-- THE PROBLEM --
Print word for word the first line of the listing below and every line after it, through the line with "0.024, 0.036, 0.047, 0.061, 0.083, 0.112, 0.145];". Leave out the pictures and the rest.

-- SOURCE RECORDS --
========================
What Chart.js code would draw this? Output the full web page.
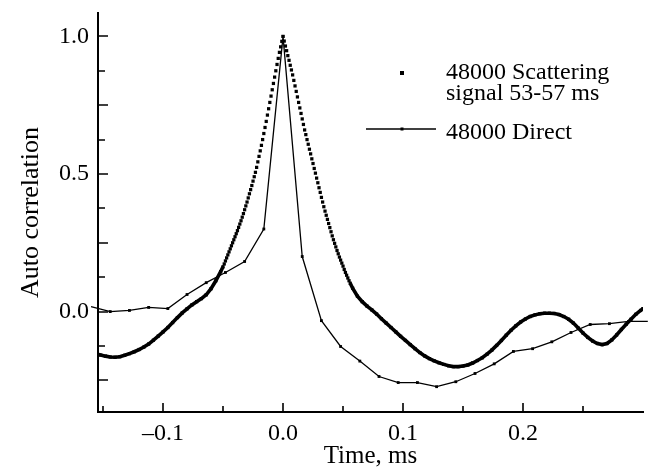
<!DOCTYPE html>
<html>
<head>
<meta charset="utf-8">
<script src="https://cdn.jsdelivr.net/npm/chart.js@4"></script>
<style>
  html, body { margin: 0; padding: 0; background: #fff; }
  canvas { display: block; }
</style>
</head>
<body>
<canvas id="myChart" width="649" height="468"></canvas>
<script>
// 48000 Direct, one marker every 16 us
let directTime = [-0.160, -0.144, -0.128, -0.112, -0.096, -0.080, -0.064, -0.048, -0.032, -0.016,
  0.000, 0.016, 0.032, 0.048, 0.064, 0.080, 0.096, 0.112, 0.128, 0.144,
  0.160, 0.176, 0.192, 0.208, 0.224, 0.240, 0.256, 0.272, 0.288, 0.304];
let directValue = [0.018, 0.000, 0.004, 0.015, 0.011, 0.062, 0.105, 0.142, 0.182, 0.300,
  1.000, 0.200, -0.033, -0.127, -0.180, -0.236, -0.258, -0.258, -0.273, -0.255,
  -0.225, -0.190, -0.145, -0.135, -0.110, -0.076, -0.047, -0.044, -0.036, -0.036];

// 48000 Scattering signal 53-57 ms, left tail
let scatterLeftTime = [-0.156, -0.152, -0.148, -0.144, -0.140, -0.136, -0.132, -0.128, -0.124, -0.120,
  -0.116, -0.112, -0.108, -0.104, -0.100, -0.096, -0.092, -0.088, -0.084, -0.080,
  -0.076, -0.072, -0.068, -0.064, -0.060, -0.056, -0.052];
let scatterLeftValue = [-0.153, -0.158, -0.162, -0.165, -0.166, -0.164, -0.159, -0.153, -0.146, -0.138,
  -0.129, -0.118, -0.104, -0.089, -0.074, -0.058, -0.040, -0.022, -0.005, 0.010,
  0.024, 0.036, 0.047, 0.061, 0.083, 0.112, 0.145];

// peak, every sample (1 us)
let scatterPeakTime = [-0.050, -0.049, -0.048, -0.047, -0.046, -0.045, -0.044, -0.043, -0.042, -0.041,
  -0.040, -0.039, -0.038, -0.037, -0.036, -0.035, -0.034, -0.033, -0.032, -0.031,
  -0.030, -0.029, -0.028, -0.027, -0.026, -0.025, -0.024, -0.023, -0.022, -0.021,
  -0.020, -0.019, -0.018, -0.017, -0.016, -0.015, -0.014, -0.013, -0.012, -0.011,
  -0.010, -0.009, -0.008, -0.007, -0.006, -0.005, -0.004, -0.003, -0.002, -0.001,
  0.000, 0.001, 0.002, 0.003, 0.004, 0.005, 0.006, 0.007, 0.008, 0.009,
  0.010, 0.011, 0.012, 0.013, 0.014, 0.015, 0.016, 0.017, 0.018, 0.019,
  0.020, 0.021, 0.022, 0.023, 0.024, 0.025, 0.026, 0.027, 0.028, 0.029,
  0.030, 0.031, 0.032, 0.033, 0.034, 0.035, 0.036, 0.037, 0.038, 0.039,
  0.040, 0.041, 0.042, 0.043, 0.044, 0.045, 0.046, 0.047, 0.048, 0.049,
  0.050, 0.051, 0.052, 0.053, 0.054, 0.055, 0.056];
let scatterPeakValue = [0.163, 0.173, 0.184, 0.195, 0.206, 0.217, 0.228, 0.239, 0.250, 0.261,
  0.272, 0.283, 0.294, 0.306, 0.318, 0.330, 0.343, 0.356, 0.370, 0.384,
  0.398, 0.413, 0.428, 0.443, 0.458, 0.474, 0.490, 0.506, 0.524, 0.544,
  0.564, 0.584, 0.604, 0.625, 0.647, 0.669, 0.691, 0.714, 0.737, 0.760,
  0.783, 0.806, 0.829, 0.852, 0.875, 0.898, 0.920, 0.942, 0.962, 0.982,
  1.000, 0.983, 0.965, 0.948, 0.930, 0.913, 0.895, 0.878, 0.860, 0.840,
  0.820, 0.800, 0.780, 0.760, 0.740, 0.720, 0.700, 0.680, 0.660, 0.643,
  0.625, 0.608, 0.590, 0.573, 0.555, 0.538, 0.520, 0.503, 0.485, 0.468,
  0.450, 0.433, 0.415, 0.398, 0.381, 0.365, 0.350, 0.335, 0.320, 0.305,
  0.290, 0.275, 0.261, 0.248, 0.235, 0.222, 0.210, 0.198, 0.187, 0.176,
  0.165, 0.153, 0.142, 0.132, 0.122, 0.112, 0.103];

// right tail
let scatterRightTime = [0.058, 0.062, 0.066, 0.070, 0.074, 0.078, 0.082, 0.086, 0.090, 0.094,
  0.098, 0.102, 0.106, 0.110, 0.114, 0.118, 0.122, 0.126, 0.130, 0.134,
  0.138, 0.142, 0.146, 0.150, 0.154, 0.158, 0.162, 0.166, 0.170, 0.174,
  0.178, 0.182, 0.186, 0.190, 0.194, 0.198, 0.202, 0.206, 0.210, 0.214,
  0.218, 0.222, 0.226, 0.230, 0.234, 0.238, 0.242, 0.246, 0.250, 0.254,
  0.258, 0.262, 0.266, 0.270, 0.274, 0.278, 0.282, 0.286, 0.290, 0.294,
  0.298, 0.300];
let scatterRightValue = [0.085, 0.056, 0.036, 0.020, 0.006, -0.009, -0.026, -0.042, -0.058, -0.074,
  -0.090, -0.105, -0.120, -0.135, -0.149, -0.161, -0.171, -0.179, -0.186, -0.192,
  -0.197, -0.200, -0.200, -0.198, -0.194, -0.187, -0.178, -0.168, -0.155, -0.140,
  -0.123, -0.105, -0.086, -0.068, -0.052, -0.038, -0.027, -0.018, -0.012, -0.008,
  -0.006, -0.006, -0.007, -0.011, -0.018, -0.028, -0.042, -0.060, -0.078, -0.094,
  -0.107, -0.116, -0.120, -0.116, -0.103, -0.085, -0.065, -0.046, -0.028, -0.010,
  0.004, 0.011];

// axes
let xLabelTicks = [-0.1, 0.0, 0.1, 0.2];
let xMinorTicks = [-0.15, -0.05, 0.05, 0.15, 0.25];
let yLabelTicks = [0.0, 0.5, 1.0];
let yMajorTicks = [-0.25, 0.0, 0.25, 0.5, 0.75, 1.0];
let yMinorTicks = [-0.125, 0.125, 0.375, 0.625, 0.875];

const serif = '"Liberation Serif", "Times New Roman", serif';

function pairs(t, v) {
  return t.map((tt, i) => ({x: tt, y: v[i]}));
}

const scatterData = pairs(scatterLeftTime, scatterLeftValue)
  .concat(pairs(scatterPeakTime, scatterPeakValue))
  .concat(pairs(scatterRightTime, scatterRightValue));

// ticks point into the plot
const inwardTicks = {
  id: 'inwardTicks',
  afterDatasetsDraw(chart) {
    const {ctx, chartArea, scales} = chart;
    const x = scales.x, y = scales.y;
    ctx.save();
    ctx.strokeStyle = '#000';
    ctx.lineWidth = 1.6;
    ctx.beginPath();
    xLabelTicks.forEach(v => {
      const px = Math.round(x.getPixelForValue(v));
      ctx.moveTo(px, chartArea.bottom); ctx.lineTo(px, chartArea.bottom - 9);
    });
    xMinorTicks.forEach(v => {
      const px = Math.round(x.getPixelForValue(v));
      ctx.moveTo(px, chartArea.bottom); ctx.lineTo(px, chartArea.bottom - 6);
    });
    yMajorTicks.forEach(v => {
      const py = Math.round(y.getPixelForValue(v));
      ctx.moveTo(chartArea.left, py); ctx.lineTo(chartArea.left + 10, py);
    });
    yMinorTicks.forEach(v => {
      const py = Math.round(y.getPixelForValue(v));
      ctx.moveTo(chartArea.left, py); ctx.lineTo(chartArea.left + 7, py);
    });
    ctx.stroke();
    ctx.restore();
  }
};

// legend in the upper right of the plot
const sideLegend = {
  id: 'sideLegend',
  afterDraw(chart) {
    const {ctx, chartArea} = chart;
    const sets = chart.data.datasets;
    const markX = chartArea.left + 304;
    const textX = chartArea.left + 348;
    ctx.save();
    ctx.fillStyle = '#000';
    ctx.strokeStyle = '#000';
    ctx.font = '24px ' + serif;
    ctx.textBaseline = 'alphabetic';
    ctx.textAlign = 'left';

    let lines = sets[0].label.split('\n');
    ctx.fillRect(markX - 2, chartArea.top + 58, 4, 4);
    ctx.fillText(lines[0], textX, chartArea.top + 66);
    ctx.fillText(lines[1], textX, chartArea.top + 87);

    let ly = chartArea.top + 116;
    ctx.lineWidth = 1.3;
    ctx.beginPath();
    ctx.moveTo(markX - 36, ly); ctx.lineTo(markX + 34, ly);
    ctx.stroke();
    ctx.fillRect(markX - 1.5, ly - 1.5, 3, 3);
    ctx.fillText(sets[1].label, textX, chartArea.top + 126);
    ctx.restore();
  }
};

let chartElement = document.getElementById('myChart').getContext('2d');

let myChart = new Chart(chartElement, {
  type: 'line',
  data: {
    datasets: [{
      label: '48000 Scattering\nsignal 53-57 ms',
      data: scatterData,
      borderColor: '#000',
      backgroundColor: '#000',
      borderWidth: 3.6,
      pointStyle: 'rect',
      pointRadius: 2.3,
      pointBorderWidth: 0,
      pointBackgroundColor: '#000',
      tension: 0,
      segment: {
        // the sampled points touch each other except on the steep flanks
        borderColor: c => (c.p1.x - c.p0.x) < 2 ? 'rgba(0,0,0,0)' : '#000'
      }
    }, {
      label: '48000 Direct',
      data: pairs(directTime, directValue),
      borderColor: '#000',
      backgroundColor: '#000',
      borderWidth: 1.3,
      pointStyle: 'rect',
      pointRadius: 2,
      pointBorderWidth: 0,
      pointBackgroundColor: '#000',
      tension: 0,
      clip: false
    }]
  },
  options: {
    responsive: false,
    animation: false,
    events: [],
    layout: { padding: { top: 13, right: 6, left: 0, bottom: 0 } },
    plugins: {
      legend: { display: false },
      tooltip: { enabled: false }
    },
    scales: {
      x: {
        type: 'linear',
        min: -0.1542,
        max: 0.3,
        grid: { display: false, drawTicks: false },
        border: { display: true, color: '#000', width: 2 },
        afterBuildTicks: s => { s.ticks = xLabelTicks.map(v => ({value: v})); },
        afterFit: s => { s.height = 56; s.paddingLeft = 0; s.paddingRight = 0; },
        ticks: {
          color: '#000',
          padding: 7,
          maxRotation: 0,
          font: { family: serif, size: 24 },
          callback: v => (v < 0 ? '\u2013' : '') + Math.abs(v).toFixed(1)
        },
        title: {
          display: true,
          text: 'Time, ms',
          color: '#000',
          font: { family: serif, size: 25, lineHeight: 1 },
          padding: { top: 0, bottom: -1 }
        }
      },
      y: {
        type: 'linear',
        min: -0.365,
        max: 1.085,
        grid: { display: false, drawTicks: false },
        border: { display: true, color: '#000', width: 2 },
        afterBuildTicks: s => { s.ticks = yLabelTicks.map(v => ({value: v})); },
        afterFit: s => { s.width = 98; s.paddingTop = 0; s.paddingBottom = 0; },
        ticks: {
          color: '#000',
          padding: 9,
          font: { family: serif, size: 24 },
          callback: v => v.toFixed(1)
        },
        title: {
          display: true,
          text: 'Auto correlation',
          color: '#000',
          font: { family: serif, size: 26, lineHeight: 1 },
          padding: { top: 18, bottom: 0 }
        }
      }
    }
  },
  plugins: [inwardTicks, sideLegend]
});
</script>
</body>
</html>
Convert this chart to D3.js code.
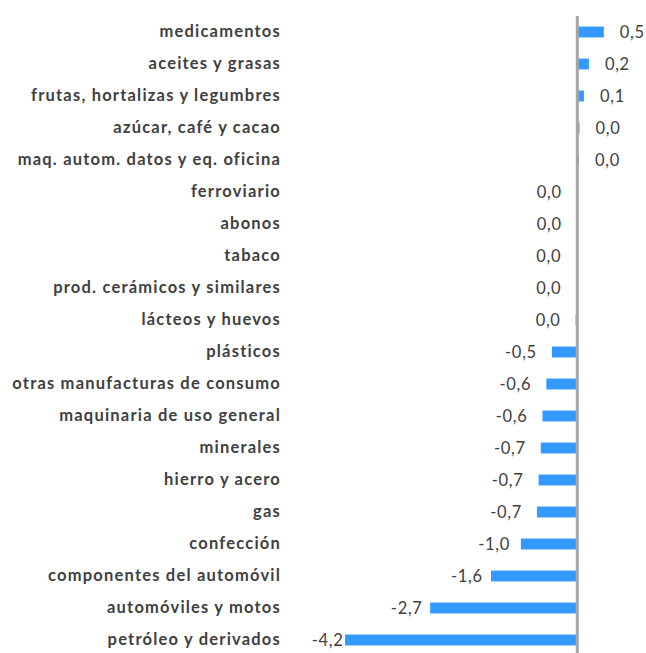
========================
-- OUTPUT BELOW --
What Chart.js code would draw this? Output the full web page.
<!DOCTYPE html>
<html>
<head>
<meta charset="utf-8">
<script src="https://cdn.jsdelivr.net/npm/chart.js@4"></script>
<style>
  html, body { margin: 0; padding: 0; background: #fff; }
  canvas { display: block; }
</style>
</head>
<body>
<canvas id="myChart" width="649" height="468"></canvas>
<script>
// 48000 Direct, one marker every 16 us
let directTime = [-0.160, -0.144, -0.128, -0.112, -0.096, -0.080, -0.064, -0.048, -0.032, -0.016,
  0.000, 0.016, 0.032, 0.048, 0.064, 0.080, 0.096, 0.112, 0.128, 0.144,
  0.160, 0.176, 0.192, 0.208, 0.224, 0.240, 0.256, 0.272, 0.288, 0.304];
let directValue = [0.018, 0.000, 0.004, 0.015, 0.011, 0.062, 0.105, 0.142, 0.182, 0.300,
  1.000, 0.200, -0.033, -0.127, -0.180, -0.236, -0.258, -0.258, -0.273, -0.255,
  -0.225, -0.190, -0.145, -0.135, -0.110, -0.076, -0.047, -0.044, -0.036, -0.036];

// 48000 Scattering signal 53-57 ms, left tail
let scatterLeftTime = [-0.156, -0.152, -0.148, -0.144, -0.140, -0.136, -0.132, -0.128, -0.124, -0.120,
  -0.116, -0.112, -0.108, -0.104, -0.100, -0.096, -0.092, -0.088, -0.084, -0.080,
  -0.076, -0.072, -0.068, -0.064, -0.060, -0.056, -0.052];
let scatterLeftValue = [-0.153, -0.158, -0.162, -0.165, -0.166, -0.164, -0.159, -0.153, -0.146, -0.138,
  -0.129, -0.118, -0.104, -0.089, -0.074, -0.058, -0.040, -0.022, -0.005, 0.010,
  0.024, 0.036, 0.047, 0.061, 0.083, 0.112, 0.145];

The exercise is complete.